Há vários problemas nesta âncora-Lula. O primeiro é o de que o ex-presidente é réu sob os auspícios do independente Sergio Moro. Pelo trânsito que goza no Tribunal Federal da 4ª Região, o juiz não terá dificuldades de conseguir uma condenação em segunda instância até outubro do próximo ano, o que, pela Lei da Ficha Limpa, inviabilizaria sua candidatura.

Não é desprezível o risco de radicalização política em caso de prisão do ex-presidente.
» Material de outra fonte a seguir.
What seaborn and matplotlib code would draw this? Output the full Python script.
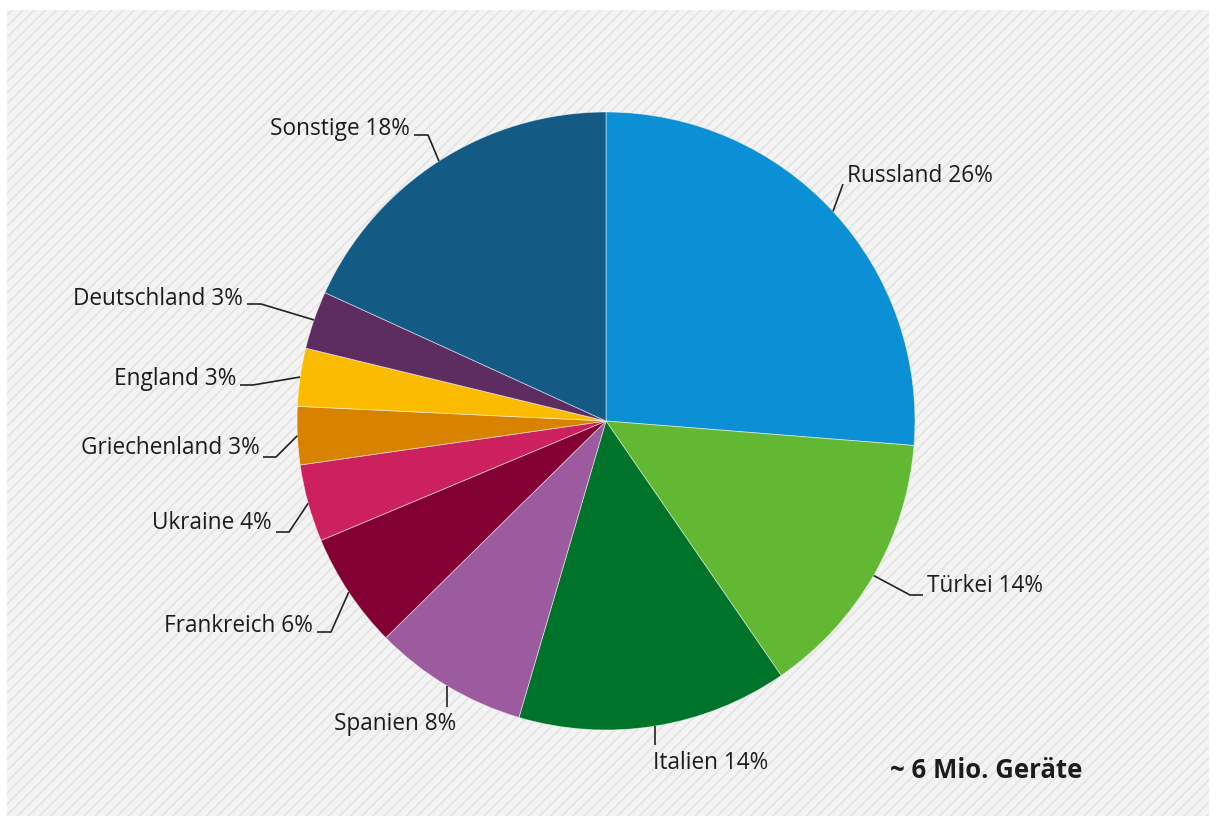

Essa possibilidade pode fazer com que o juiz gerencie os prazos do processo de modo a permitir a candidatura de Lula e pagar para ver uma rejeição que beira os 60% nas pesquisas vir a se traduzir em derrota eleitoral. Moro estaria livre, então, para condenar o ex-presidente, desta vez, na companhia das urnas.

Não se pode, no entanto, descartar a possibilidade de o ex-presidente vir a ser eleito, vez que lidera as pesquisas. Essa possibilidade arrisca a afastar o PSDB deste concerto. Se Lula se mantiver no jogo, o partido, que não se distingue pela solidariedade entre seus integrantes, pode rejeitar um acordo que se valha das eleições para depurar a lista.

Com esta opção, os tucanos deixariam sua trinca - Aécio Neves, José Serra e Geraldo Alckmin - sob fogo brando e acelerariam para 2018 na companhia de João Doria. O discurso antilulista do prefeito de São Paulo é uma demonstração de que ele se antecipou ao xadrez para forçar esta opção e firmar sua candidatura.

A condição de Lula como pivô deste concerto acendeu a luz amarela para Ciro Gomes. Na condição de pré-candidato que, até o momento, foi mantido a salvo da Lava-Jato, o ex-ministro defendeu ontem que a Lava-Jato diferencie a punição para os políticos que receberam caixa dois daqueles que assaltaram os cofres públicos.